A isso se acrescem juros não capitalizáveis iguais à Euribor a três meses.
No mesmo ano
da assinatura do acordo, 2006, o marido de Isabel dos Santos, Sindika Dokolo,
assumiu o cargo de administrador da Galp, em representação da Esperaza. Dois
anos mais tarde, Isabel dos Santos reconheceu ser sócia da Galp. À Autoridade
da Concorrência de Portugal revelou ser sócia minoritária da Esperaza Holding,
através da Exem.
Explicações
Recapitulemos
o esquema.
A Sonangol
realizou a totalidade do pagamento por 45% das acções da Amorim Energia, que,
por sua vez, detém 38.4 das acções da Galp.
A Exem de
Isabel dos Santos recebeu a sua participação na Galp praticamente como doação
da Sonangol. Segundo investigação do Maka Angola, não há registo oficial
de que Isabel dos Santos tenha sequer pago à Sonangol os 11.2 milhões de euros
inicialmente acordados.
Trata-se de
uma doação ou transferência ilícita de património do Estado para a filha do
presidente. Mesmo o valor que teria de pagar na totalidade – cerca de 75
milhões de euros (84.5 milhões de dólares) por 40% das acções na Esperaza – era
um valor inferior ao investimento realizado pela Sonangol.
Isabel dos
Santos não desembolsa um mísero tostão nesta negociata. Na prática, os restantes
60 milhões que devem ser pagos com os lucros processam-se da seguinte forma: a
Galp entrega os lucros à Sonangol através da Esperaza, que os transfere para
Isabel dos Santos, para esta pagar à Sonangol.
Os
relatórios e contas da Sonangol não revelam quaisquer pagamentos da dívida de
Isabel dos Santos à Sonangol, seja com os dividendos da Galp ou outros. O
esquema mantém-se: a Sonangol comprou, Isabel dos Santos recebeu de borla, e
esta afirma publicamente, de “boca cheia”, que é “tremendamente independente”.

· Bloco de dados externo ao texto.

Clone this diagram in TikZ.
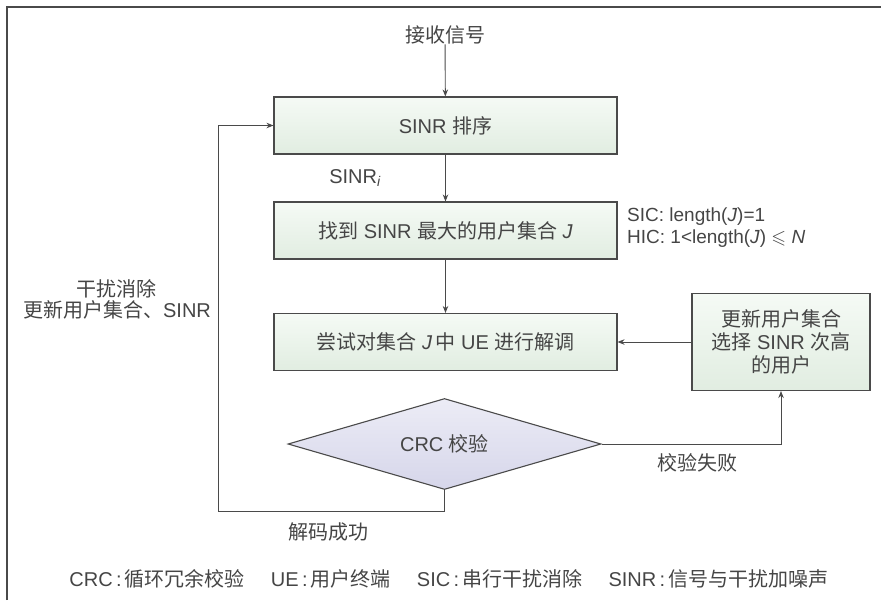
\documentclass[tikz,border=0pt]{standalone}
\usepackage{fontspec}
\usepackage{amssymb}
\setmainfont{Liberation Sans}
\newfontfamily\zhf{Noto Sans CJK SC}
\newcommand\zh[1]{{\zhf #1}}
\usetikzlibrary{shapes.geometric,arrows.meta}
\definecolor{txt}{HTML}{454545}
\definecolor{edge}{HTML}{4A4A4A}
\definecolor{gtop}{HTML}{F5FAF5}
\definecolor{gbot}{HTML}{E1EDE1}
\definecolor{dtop}{HTML}{ECECF6}
\definecolor{dbot}{HTML}{D6D6EA}
\tikzset{
  boxnode/.style={draw=edge, line width=1.1pt, top color=gtop, bottom color=gbot,
    minimum width=343pt, minimum height=57pt, inner sep=0pt, text=txt,
    font=\fontsize{20}{23}\selectfont},
  dianode/.style={diamond, draw=edge, line width=1.1pt, top color=dtop, bottom color=dbot,
    minimum width=313pt, minimum height=91pt, aspect=3.44, inner sep=0pt, text=txt,
    font=\fontsize{20}{23}\selectfont},
  lbl/.style={text=txt, inner sep=0pt, font=\fontsize{20}{23}\selectfont},
  arr/.style={draw=edge, line width=0.9pt, -{Stealth[length=7pt,width=5.5pt]}}
}
\begin{document}
\begin{tikzpicture}[x=1pt,y=-1pt]
\useasboundingbox (0,0) rectangle (881,600);
\draw[edge, line width=1.3pt] (7,600) -- (7,7) -- (881,7);

\node[lbl] (recv) at (445,35) {\zh{接收信号}};
\node[boxnode] (b1) at (445.5,125.5) {SINR \zh{排序}};
\node[lbl] (sinri) at (355,178) {SINR\textsubscript{\itshape i}};
\node[boxnode] (b2) at (445.5,230.5) {\zh{找到} SINR \zh{最大的用户集合} \textit{J}};
\node[lbl, anchor=west, align=left, font=\fontsize{19}{22}\selectfont] (cond) at (627,228)
  {SIC: length(\textit{J})=1\\HIC: 1<length(\textit{J}) $\leqslant$ \textit{N}};
\node[boxnode] (b3) at (445.5,342) {\zh{尝试对集合} \textit{J}\,\zh{中} UE \zh{进行解调}};
\node[boxnode, minimum width=178pt, minimum height=97pt, align=center] (b4) at (781,342)
  {\zh{更新用户集合}\\\zh{选择} SINR \zh{次高}\\\zh{的用户}};
\node[dianode] (d) at (444.5,444) {CRC \zh{校验}};
\node[lbl, align=center, font=\fontsize{20}{21}\selectfont] (left) at (117,299)
  {\zh{干扰消除}\\\zh{更新用户集合、}SINR};
\node[lbl] (fail) at (697,463) {\zh{校验失败}};
\node[lbl] (succ) at (328,532) {\zh{解码成功}};
\node[lbl] (legend) at (449,579)
  {CRC\,:\,\zh{循环冗余校验}\hspace{26pt}UE\,:\,\zh{用户终端}\hspace{26pt}SIC\,:\,\zh{串行干扰消除}\hspace{26pt}SINR\,:\,\zh{信号与干扰加噪声}};

\coordinate (lc) at (218,511);
\draw[arr] (recv) -- (b1);
\draw[arr] (b1) -- (b2);
\draw[arr] (b2) -- (b3);
\draw[arr] (b4.west) -- (b3.east);
\draw[arr] (d.east) -| (b4.south);
\draw[arr] (d.south) |- (lc) |- (b1.west);
\end{tikzpicture}
\end{document}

“Sempre tive o desejo de afirmar-me sozinha e não estar à sombra dos meus
pais”, disse recentemente ao Wall Street Journal.
A Sonangol
tem sido o banco pessoal e privativo de Isabel dos Santos, a entidade que doa
milhões à princesa para ser bilionária à custa do sofrimento do povo angolano,
a quem os fundos do petróleo deveriam, na realidade, beneficiar.
É a mesma
Isabel dos Santos que, em finais do ano passado, por despacho do
pai-presidente, assumiu a liderança do processo de reestruturação da Sonangol
(http://www.makaangola.org/index.php?option=com_content&view=article&id=11830:isabel-dos-santos-comanda-reestruturacao-da-sonangol&catid=26:corrupcao&lang=pt)
e da Comissão de Reajustamento da Organização do Sector dos Petróleos. Lá foi
buscar a Boston Consulting Group e o escritório de advogados português Vieira
de Almeida e Associados, de modo a conferir um ar de profissionalismo a mais um
esquema de assalto da família presidencial à Sonangol.
Conclusão
Mais de
metade da fortuna de Isabel dos Santos, calculada com os activos na Galp,
pertence claramente à Sonangol, ao Estado angolano.
O analista
jurídico do Maka Angola, Rui Verde, explica que “as acções de Isabel dos
Santos na Galp deviam ter reserva de propriedade ou estarem penhoradas a favor
da Sonangol até estarem pagos os montantes devidos. E, mesmo assim, é ilegal
que uma empresa estatal funcione como banco de investimento privado da família
presidencial”.
Para Rui
Verde, do ponto de vista legal, “há uma entrega nula de acções a Isabel dos
Santos, e estas devem ser imediatamente devolvidas à Sonangol”.
Ainda de
acordo com o analista, a participação de Isabel dos Santos na Galp deve ser
investigada pelas procuradorias-gerais de Angola e de Portugal, porque
“indiciam tráfico de influências, peculato, prevaricação e branqueamento de
capitais”.
“Basta
considerar-se que a participação de Isabel dos Santos foi obtida através de
métodos e verbas ilegais pertencentes ao Estado, para estarmos perante um crime
de branqueamento de capitais. Logo, um crime público e de investigação
obrigatória pelo Ministério Público”, remata Rui Verde.
É
extraordinária e impressionante a forma como Isabel dos Santos e o pai roubam
os angolanos em plena luz do dia, sendo que a sociedade, perante tanta
informação, continua submissa. Estamos perante uma família de ladrões
insaciáveis, e como tal devem ser tratados.